Instructions for the task
Return all lines in the material below that contain "this".

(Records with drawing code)
((

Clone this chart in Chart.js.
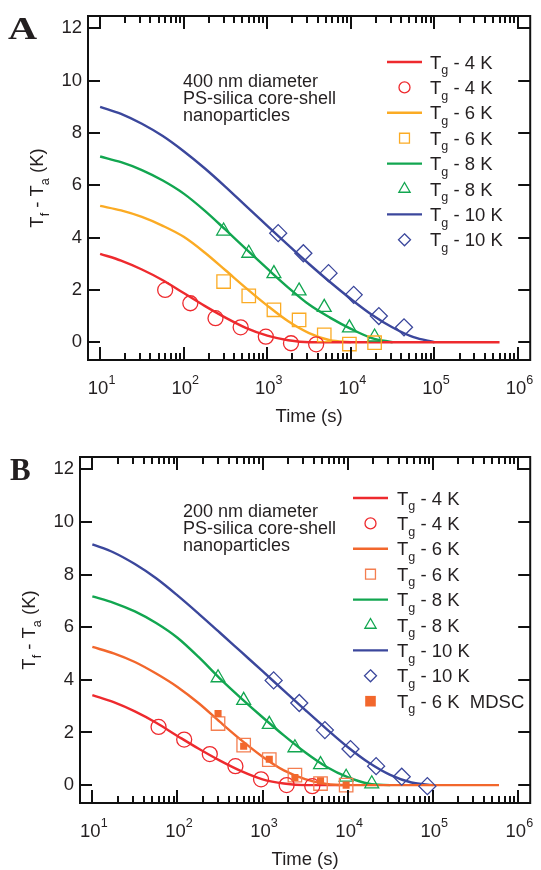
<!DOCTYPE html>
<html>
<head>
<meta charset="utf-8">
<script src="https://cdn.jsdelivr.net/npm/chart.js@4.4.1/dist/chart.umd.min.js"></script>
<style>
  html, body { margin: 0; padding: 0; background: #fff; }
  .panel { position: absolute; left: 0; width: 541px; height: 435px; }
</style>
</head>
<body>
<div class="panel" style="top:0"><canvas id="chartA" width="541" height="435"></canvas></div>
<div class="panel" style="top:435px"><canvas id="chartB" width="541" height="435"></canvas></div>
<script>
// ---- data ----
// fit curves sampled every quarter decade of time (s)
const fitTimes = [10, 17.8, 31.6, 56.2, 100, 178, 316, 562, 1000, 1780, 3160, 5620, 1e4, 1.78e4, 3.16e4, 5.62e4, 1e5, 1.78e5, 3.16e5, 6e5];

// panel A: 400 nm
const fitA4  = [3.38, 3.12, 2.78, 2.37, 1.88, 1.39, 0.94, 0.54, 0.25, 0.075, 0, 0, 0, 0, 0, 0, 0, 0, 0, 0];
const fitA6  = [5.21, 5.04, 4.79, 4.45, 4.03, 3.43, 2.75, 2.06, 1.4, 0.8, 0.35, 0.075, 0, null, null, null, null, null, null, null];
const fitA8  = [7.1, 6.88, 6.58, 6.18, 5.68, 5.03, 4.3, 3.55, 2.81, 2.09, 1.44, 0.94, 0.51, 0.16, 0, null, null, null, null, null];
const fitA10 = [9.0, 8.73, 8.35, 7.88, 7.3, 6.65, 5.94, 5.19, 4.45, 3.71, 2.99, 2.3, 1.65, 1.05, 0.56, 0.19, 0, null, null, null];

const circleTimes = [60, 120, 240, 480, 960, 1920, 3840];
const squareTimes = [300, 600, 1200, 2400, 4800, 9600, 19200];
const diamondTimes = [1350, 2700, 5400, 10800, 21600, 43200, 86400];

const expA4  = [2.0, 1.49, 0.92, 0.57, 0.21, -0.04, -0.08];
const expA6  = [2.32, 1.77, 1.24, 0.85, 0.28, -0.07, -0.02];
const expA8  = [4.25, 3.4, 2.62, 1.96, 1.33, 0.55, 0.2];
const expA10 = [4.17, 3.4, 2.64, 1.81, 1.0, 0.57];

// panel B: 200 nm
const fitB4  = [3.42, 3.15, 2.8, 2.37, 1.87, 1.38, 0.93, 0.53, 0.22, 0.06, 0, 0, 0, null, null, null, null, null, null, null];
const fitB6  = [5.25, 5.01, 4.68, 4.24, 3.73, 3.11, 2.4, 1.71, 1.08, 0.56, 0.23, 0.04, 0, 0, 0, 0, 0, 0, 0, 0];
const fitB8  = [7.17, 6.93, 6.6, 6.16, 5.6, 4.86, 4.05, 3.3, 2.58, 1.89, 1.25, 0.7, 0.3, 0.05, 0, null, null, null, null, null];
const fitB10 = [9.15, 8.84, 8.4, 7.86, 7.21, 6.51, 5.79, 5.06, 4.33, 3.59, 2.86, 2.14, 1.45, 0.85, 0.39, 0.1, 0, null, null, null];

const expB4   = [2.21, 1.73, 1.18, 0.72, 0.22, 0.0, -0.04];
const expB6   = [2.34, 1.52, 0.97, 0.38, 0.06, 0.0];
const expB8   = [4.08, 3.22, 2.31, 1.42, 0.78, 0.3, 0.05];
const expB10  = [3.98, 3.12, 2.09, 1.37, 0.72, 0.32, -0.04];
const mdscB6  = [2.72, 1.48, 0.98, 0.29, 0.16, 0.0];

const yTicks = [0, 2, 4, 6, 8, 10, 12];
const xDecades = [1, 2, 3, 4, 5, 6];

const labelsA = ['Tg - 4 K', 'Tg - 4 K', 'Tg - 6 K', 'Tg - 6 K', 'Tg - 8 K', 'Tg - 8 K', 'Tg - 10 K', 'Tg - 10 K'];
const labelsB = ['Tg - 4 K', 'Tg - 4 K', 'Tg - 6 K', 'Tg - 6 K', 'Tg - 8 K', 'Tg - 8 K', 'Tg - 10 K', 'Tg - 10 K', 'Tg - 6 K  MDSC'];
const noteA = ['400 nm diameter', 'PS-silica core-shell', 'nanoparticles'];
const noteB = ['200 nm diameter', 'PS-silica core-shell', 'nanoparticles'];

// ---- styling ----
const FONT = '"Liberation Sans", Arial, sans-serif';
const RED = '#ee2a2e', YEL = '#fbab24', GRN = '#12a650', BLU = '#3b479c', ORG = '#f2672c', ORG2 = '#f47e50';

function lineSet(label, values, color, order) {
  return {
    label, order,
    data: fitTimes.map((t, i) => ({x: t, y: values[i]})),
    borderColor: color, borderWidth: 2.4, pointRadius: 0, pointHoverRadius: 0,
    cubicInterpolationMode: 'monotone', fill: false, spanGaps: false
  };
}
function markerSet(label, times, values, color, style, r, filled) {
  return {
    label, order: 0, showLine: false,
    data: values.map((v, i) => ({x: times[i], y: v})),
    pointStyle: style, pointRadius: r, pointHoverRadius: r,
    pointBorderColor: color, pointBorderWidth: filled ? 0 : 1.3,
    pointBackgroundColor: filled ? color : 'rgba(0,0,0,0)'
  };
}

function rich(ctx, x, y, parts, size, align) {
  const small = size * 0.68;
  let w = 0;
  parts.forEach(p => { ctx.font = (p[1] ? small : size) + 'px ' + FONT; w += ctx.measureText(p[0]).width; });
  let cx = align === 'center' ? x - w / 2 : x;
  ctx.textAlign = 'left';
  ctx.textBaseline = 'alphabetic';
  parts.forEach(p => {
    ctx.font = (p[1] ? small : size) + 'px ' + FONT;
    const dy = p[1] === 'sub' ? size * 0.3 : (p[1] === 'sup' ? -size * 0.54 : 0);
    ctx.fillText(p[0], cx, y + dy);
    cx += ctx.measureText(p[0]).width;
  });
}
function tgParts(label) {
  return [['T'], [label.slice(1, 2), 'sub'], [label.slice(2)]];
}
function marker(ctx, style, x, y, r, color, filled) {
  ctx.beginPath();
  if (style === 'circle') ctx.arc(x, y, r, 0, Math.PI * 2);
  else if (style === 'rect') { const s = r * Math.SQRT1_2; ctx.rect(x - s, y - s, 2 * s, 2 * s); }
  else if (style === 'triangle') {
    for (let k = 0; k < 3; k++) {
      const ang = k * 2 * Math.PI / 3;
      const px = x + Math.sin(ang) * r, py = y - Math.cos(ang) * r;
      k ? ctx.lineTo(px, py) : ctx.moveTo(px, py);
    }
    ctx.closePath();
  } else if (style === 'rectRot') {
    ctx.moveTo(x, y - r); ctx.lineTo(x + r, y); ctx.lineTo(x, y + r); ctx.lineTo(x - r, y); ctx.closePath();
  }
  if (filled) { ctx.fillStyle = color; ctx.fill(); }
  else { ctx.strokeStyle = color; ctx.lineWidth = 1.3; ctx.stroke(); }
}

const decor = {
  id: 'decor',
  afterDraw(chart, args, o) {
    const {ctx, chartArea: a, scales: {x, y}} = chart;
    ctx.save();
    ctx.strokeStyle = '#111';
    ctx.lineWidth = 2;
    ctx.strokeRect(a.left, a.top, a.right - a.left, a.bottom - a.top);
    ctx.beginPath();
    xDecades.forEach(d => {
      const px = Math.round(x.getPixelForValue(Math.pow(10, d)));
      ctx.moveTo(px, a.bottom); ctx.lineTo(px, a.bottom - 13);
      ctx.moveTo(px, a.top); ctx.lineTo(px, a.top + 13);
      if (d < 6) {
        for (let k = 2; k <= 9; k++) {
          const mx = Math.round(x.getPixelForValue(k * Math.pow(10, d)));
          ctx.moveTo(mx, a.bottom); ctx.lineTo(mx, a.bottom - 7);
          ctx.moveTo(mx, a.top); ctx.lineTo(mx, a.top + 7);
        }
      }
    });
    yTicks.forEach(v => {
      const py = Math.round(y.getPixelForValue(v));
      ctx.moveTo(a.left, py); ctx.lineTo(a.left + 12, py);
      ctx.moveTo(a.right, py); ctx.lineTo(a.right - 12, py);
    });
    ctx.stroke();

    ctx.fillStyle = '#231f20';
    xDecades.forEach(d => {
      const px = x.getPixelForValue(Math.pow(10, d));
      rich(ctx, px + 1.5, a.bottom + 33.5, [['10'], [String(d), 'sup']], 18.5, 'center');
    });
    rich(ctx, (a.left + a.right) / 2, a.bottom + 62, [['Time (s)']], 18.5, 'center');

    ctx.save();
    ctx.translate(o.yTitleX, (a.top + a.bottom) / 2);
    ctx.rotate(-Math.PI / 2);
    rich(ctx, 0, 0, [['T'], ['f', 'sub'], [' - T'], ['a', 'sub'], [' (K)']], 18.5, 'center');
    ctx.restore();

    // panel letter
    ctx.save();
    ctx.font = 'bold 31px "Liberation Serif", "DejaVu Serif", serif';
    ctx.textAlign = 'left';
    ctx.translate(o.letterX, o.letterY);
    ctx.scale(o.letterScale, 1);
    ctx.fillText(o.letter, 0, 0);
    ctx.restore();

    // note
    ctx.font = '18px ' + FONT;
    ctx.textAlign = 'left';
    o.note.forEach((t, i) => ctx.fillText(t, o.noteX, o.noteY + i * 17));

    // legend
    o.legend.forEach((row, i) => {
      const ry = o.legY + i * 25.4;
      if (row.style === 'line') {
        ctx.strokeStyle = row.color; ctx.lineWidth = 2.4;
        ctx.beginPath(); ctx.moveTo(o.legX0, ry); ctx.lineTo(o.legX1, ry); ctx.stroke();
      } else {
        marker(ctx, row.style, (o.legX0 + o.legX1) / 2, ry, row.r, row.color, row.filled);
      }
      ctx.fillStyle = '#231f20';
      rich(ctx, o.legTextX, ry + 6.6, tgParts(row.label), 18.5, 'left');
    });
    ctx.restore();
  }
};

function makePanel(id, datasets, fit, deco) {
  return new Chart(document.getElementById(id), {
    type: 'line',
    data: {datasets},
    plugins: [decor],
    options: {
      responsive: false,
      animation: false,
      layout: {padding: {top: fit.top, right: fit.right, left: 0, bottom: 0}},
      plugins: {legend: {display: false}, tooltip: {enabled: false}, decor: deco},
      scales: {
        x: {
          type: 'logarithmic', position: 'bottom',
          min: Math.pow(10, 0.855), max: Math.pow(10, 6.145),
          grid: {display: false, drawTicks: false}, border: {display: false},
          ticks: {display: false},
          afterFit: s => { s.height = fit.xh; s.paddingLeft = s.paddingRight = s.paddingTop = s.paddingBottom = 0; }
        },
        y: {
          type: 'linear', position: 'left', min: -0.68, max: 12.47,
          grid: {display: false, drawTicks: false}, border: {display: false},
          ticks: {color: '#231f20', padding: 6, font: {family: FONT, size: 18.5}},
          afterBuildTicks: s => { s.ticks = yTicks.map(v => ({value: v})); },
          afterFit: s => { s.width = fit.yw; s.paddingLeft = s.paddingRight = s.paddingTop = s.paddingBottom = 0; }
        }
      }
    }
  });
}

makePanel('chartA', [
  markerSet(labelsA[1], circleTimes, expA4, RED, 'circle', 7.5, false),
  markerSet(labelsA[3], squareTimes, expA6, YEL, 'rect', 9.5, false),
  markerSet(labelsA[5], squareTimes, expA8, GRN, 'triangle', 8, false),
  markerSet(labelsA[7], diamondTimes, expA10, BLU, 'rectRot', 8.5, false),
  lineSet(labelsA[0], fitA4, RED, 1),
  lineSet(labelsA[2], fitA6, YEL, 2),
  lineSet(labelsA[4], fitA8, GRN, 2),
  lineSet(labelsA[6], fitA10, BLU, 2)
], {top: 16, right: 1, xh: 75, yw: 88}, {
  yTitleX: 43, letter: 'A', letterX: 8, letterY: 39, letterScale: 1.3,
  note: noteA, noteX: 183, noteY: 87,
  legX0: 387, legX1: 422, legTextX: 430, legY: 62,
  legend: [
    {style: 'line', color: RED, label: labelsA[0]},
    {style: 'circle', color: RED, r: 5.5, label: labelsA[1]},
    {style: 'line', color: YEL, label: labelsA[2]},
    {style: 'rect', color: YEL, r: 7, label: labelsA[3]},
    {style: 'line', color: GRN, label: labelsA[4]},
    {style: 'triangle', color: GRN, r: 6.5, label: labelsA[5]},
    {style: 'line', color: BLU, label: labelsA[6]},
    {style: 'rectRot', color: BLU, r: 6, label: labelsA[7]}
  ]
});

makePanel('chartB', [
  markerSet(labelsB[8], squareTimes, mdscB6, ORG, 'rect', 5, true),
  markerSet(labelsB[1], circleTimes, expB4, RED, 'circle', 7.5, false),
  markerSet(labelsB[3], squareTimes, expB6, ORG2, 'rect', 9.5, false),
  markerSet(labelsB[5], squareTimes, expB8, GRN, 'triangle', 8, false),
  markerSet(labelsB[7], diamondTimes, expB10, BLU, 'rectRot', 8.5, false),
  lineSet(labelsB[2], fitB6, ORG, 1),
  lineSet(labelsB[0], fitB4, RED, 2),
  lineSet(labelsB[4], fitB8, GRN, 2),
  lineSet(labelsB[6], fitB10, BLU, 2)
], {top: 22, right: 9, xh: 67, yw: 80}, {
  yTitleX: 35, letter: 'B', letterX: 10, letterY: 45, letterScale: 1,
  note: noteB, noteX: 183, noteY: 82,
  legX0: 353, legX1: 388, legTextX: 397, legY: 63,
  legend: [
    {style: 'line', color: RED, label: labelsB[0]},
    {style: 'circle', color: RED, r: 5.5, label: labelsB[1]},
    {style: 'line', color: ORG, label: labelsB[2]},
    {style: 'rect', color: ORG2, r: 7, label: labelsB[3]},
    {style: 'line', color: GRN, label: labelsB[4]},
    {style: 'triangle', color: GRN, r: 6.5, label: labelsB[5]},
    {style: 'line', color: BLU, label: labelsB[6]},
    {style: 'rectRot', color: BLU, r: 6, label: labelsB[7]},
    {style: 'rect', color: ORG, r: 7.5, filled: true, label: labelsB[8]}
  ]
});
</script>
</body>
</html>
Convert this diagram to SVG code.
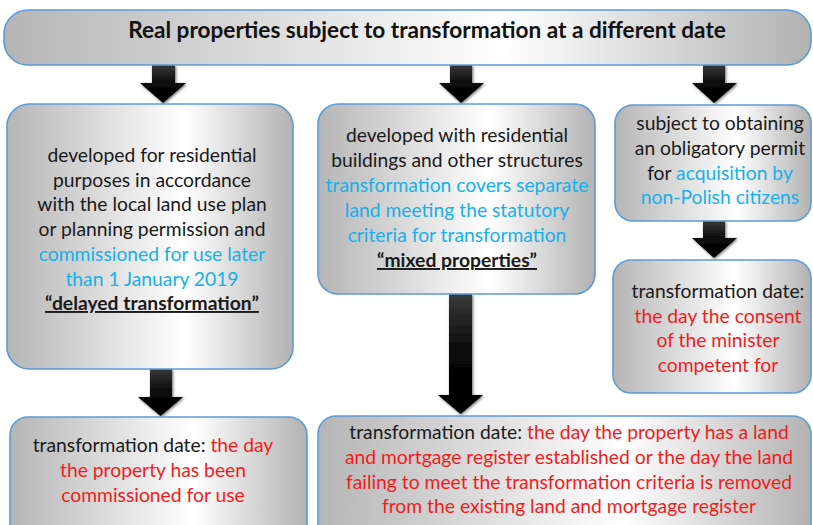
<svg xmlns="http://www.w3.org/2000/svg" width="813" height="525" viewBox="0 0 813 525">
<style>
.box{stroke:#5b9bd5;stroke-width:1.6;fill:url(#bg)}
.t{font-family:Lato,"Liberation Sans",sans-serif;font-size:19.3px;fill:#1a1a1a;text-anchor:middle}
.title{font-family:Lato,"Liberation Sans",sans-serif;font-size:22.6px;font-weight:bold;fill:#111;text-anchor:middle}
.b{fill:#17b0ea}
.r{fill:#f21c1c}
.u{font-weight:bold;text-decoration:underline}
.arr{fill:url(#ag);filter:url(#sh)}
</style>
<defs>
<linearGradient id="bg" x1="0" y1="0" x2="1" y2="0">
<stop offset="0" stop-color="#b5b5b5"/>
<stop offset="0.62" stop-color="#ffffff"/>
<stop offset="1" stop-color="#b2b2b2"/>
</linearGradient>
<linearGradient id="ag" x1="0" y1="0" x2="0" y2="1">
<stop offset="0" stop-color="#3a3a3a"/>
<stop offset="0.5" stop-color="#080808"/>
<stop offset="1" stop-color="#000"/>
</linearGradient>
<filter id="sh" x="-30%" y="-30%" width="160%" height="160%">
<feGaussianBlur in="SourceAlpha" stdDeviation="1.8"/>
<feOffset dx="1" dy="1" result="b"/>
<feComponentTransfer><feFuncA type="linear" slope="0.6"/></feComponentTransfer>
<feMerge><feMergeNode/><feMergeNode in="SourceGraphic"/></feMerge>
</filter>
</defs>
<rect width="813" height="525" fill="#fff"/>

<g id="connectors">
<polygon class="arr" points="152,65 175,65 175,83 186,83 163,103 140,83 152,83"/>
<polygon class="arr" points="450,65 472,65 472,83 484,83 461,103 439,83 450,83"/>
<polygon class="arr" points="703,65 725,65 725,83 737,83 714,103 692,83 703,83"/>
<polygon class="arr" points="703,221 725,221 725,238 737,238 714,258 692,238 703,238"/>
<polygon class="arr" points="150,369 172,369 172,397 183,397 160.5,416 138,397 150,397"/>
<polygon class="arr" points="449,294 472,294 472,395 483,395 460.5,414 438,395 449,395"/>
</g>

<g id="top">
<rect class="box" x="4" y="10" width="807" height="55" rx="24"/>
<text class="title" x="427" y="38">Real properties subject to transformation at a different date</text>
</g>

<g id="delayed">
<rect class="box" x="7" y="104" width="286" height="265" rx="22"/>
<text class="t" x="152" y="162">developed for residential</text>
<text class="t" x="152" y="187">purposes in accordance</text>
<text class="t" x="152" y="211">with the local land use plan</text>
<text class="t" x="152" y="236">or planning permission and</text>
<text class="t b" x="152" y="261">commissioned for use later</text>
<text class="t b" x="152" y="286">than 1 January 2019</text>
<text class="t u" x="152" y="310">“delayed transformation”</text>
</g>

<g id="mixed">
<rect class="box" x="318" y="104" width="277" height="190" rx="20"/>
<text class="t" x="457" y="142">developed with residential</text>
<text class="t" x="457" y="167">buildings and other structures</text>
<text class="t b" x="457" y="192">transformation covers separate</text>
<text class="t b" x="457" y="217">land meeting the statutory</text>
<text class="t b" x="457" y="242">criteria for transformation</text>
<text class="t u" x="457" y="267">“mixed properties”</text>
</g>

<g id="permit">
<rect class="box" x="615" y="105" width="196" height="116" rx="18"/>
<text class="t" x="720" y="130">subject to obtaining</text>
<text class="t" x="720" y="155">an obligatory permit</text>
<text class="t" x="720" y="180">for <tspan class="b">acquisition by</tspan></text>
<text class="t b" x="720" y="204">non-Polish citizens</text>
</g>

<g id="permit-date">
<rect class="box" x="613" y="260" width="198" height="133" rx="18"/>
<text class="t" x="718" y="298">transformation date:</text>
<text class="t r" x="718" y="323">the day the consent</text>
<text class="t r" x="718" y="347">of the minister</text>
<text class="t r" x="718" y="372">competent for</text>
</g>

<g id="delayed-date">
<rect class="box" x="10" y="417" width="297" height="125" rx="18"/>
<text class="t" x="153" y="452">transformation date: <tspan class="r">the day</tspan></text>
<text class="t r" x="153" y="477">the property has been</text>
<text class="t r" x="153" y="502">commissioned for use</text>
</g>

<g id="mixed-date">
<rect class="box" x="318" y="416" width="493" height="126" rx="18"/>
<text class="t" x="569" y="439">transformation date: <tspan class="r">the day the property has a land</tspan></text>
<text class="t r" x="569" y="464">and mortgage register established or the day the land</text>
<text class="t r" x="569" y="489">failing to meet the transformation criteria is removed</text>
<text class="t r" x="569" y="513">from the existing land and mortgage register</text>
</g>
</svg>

))

Response to the task
Clone this chart in Chart.js.
Convert this diagram to SVG code.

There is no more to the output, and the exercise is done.